> _DATA SEGMENT_

⟨

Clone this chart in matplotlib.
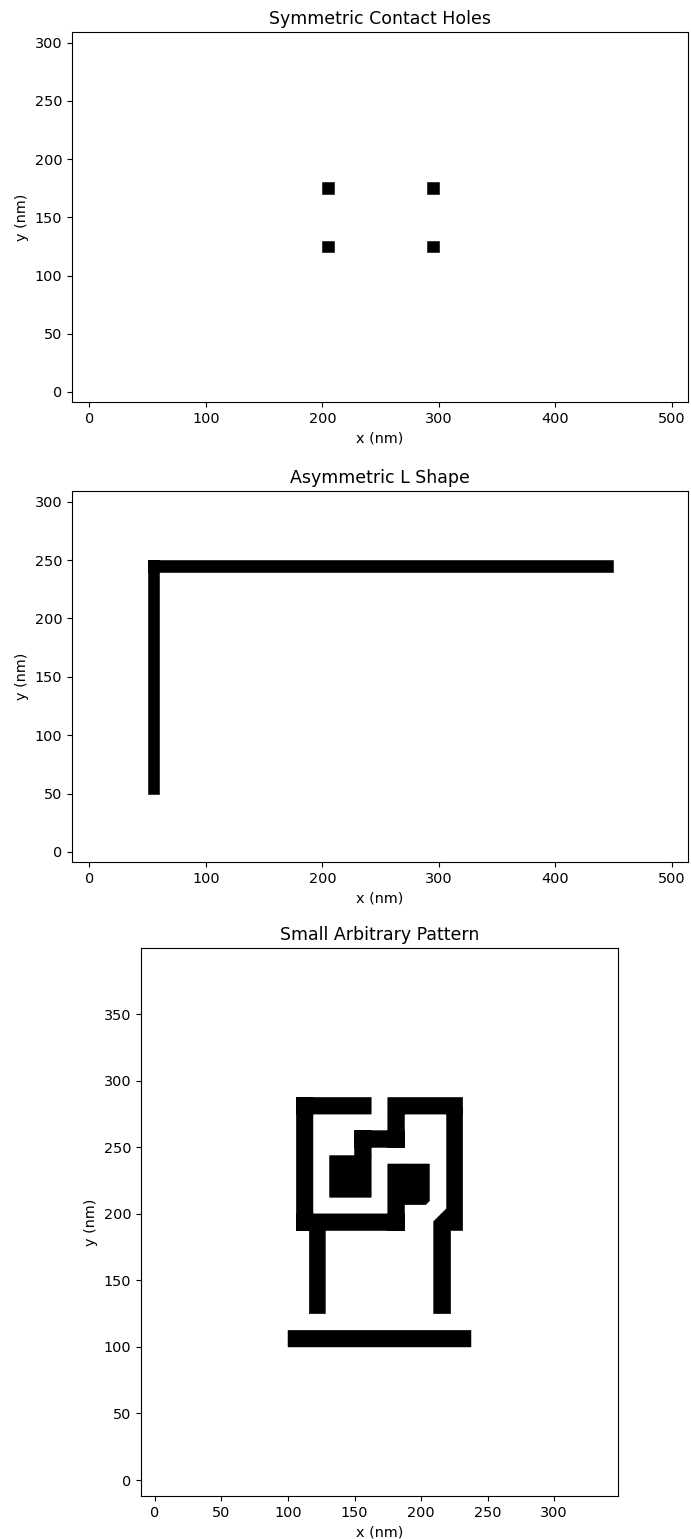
import matplotlib
matplotlib.use("Agg")
import matplotlib.pyplot as plt
from matplotlib.path import Path
from matplotlib.patches import PathPatch

# ---------------- data (nm) ----------------
titles = ["Symmetric Contact Holes", "Asymmetric L Shape", "Small Arbitrary Pattern"]

# Contact holes: rectangles [x0, x1, y0, y1]
holes_rects = [
    [200, 210, 120, 130],
    [290, 300, 120, 130],
    [200, 210, 170, 180],
    [290, 300, 170, 180],
]

# L shape: rectangles [x0, x1, y0, y1]
l_rects = [
    [50, 60, 50, 250],
    [50, 450, 240, 250],
]

# Arbitrary pattern: rectangles [x0, x1, y0, y1]
arb_rects = [
    [100, 237.5, 100, 112.5],        # bottom bar
    [116, 128, 125, 190],            # left leg
    [106.25, 118.75, 187.5, 287.5],  # frame left
    [106.25, 162.5, 275, 287.5],     # top-left bar
    [175, 231.25, 275, 287.5],       # top-right bar
    [106.25, 187.5, 187.5, 200],     # frame bottom
    [175, 187.5, 187.5, 237.5],      # riser to right block
    [175, 187.5, 250, 275],          # step down from top-right bar
    [150, 187.5, 250, 262.5],        # step horizontal
    [150, 162.5, 243.75, 262.5],     # step vertical
    [131.25, 162.5, 212.5, 243.75],  # left block
]
# Arbitrary pattern: polygons (vertex lists)
arb_polys = [
    [(187.5, 206.9), (203.4, 206.9), (206.25, 209.7), (206.25, 237.5), (187.5, 237.5)],
    [(219.2, 280), (231.25, 280), (231.25, 187.5), (222.2, 187.5), (222.2, 125),
     (209.5, 125), (209.5, 194.3), (219.2, 203.9)],
]

xlims = [(-15.0, 514.0), (-15.0, 514.0), (-10.5, 348.0)]
ylims = [(-8.6, 309.2), (-8.6, 309.2), (-12.0, 399.8)]
xticks = [[0, 100, 200, 300, 400, 500], [0, 100, 200, 300, 400, 500],
          [0, 50, 100, 150, 200, 250, 300]]
yticks = [[0, 50, 100, 150, 200, 250, 300], [0, 50, 100, 150, 200, 250, 300],
          [0, 50, 100, 150, 200, 250, 300, 350]]

# ---------------- figure ----------------
W, H = 691, 1539
fig = plt.figure(figsize=(W / 100, H / 100), dpi=100)

boxes_px = [(72, 32, 688, 402), (72, 491, 688, 862), (141, 948, 618, 1496)]


def rect_poly(r):
    x0, x1, y0, y1 = r
    return [(x0, y0), (x1, y0), (x1, y1), (x0, y1)]


def ccw(verts):
    area = 0.0
    n = len(verts)
    for k in range(n):
        x1, y1 = verts[k]
        x2, y2 = verts[(k + 1) % n]
        area += x1 * y2 - x2 * y1
    return verts if area > 0 else verts[::-1]


def union_path(polys):
    vs, cs = [], []
    for p in polys:
        p = ccw(list(p))
        vs.extend(p + [p[0]])
        cs.extend([Path.MOVETO] + [Path.LINETO] * (len(p) - 1) + [Path.CLOSEPOLY])
    return Path(vs, cs)


shape_sets = [
    [rect_poly(r) for r in holes_rects],
    [rect_poly(r) for r in l_rects],
    [rect_poly(r) for r in arb_rects] + arb_polys,
]

for i, (l, t, r, b) in enumerate(boxes_px):
    ax = fig.add_axes([l / W, 1 - b / H, (r - l) / W, (b - t) / H])
    ax.add_patch(PathPatch(union_path(shape_sets[i]), facecolor="black",
                           edgecolor="black", linewidth=0.4))
    ax.set_xlim(*xlims[i])
    ax.set_ylim(*ylims[i])
    ax.set_xticks(xticks[i])
    ax.set_yticks(yticks[i])
    ax.set_title(titles[i], fontsize=12.5)
    ax.set_xlabel("x (nm)", fontsize=10.4)
    ax.set_ylabel("y (nm)", fontsize=10.4)
    ax.tick_params(labelsize=10.4)

fig.savefig("out.png", dpi=100)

⟩

> _TASK OBJECTIVE_
How many of the lines above include the string "matplotlib"? Answer with the number only.

> _EXERCISE RESULT_
6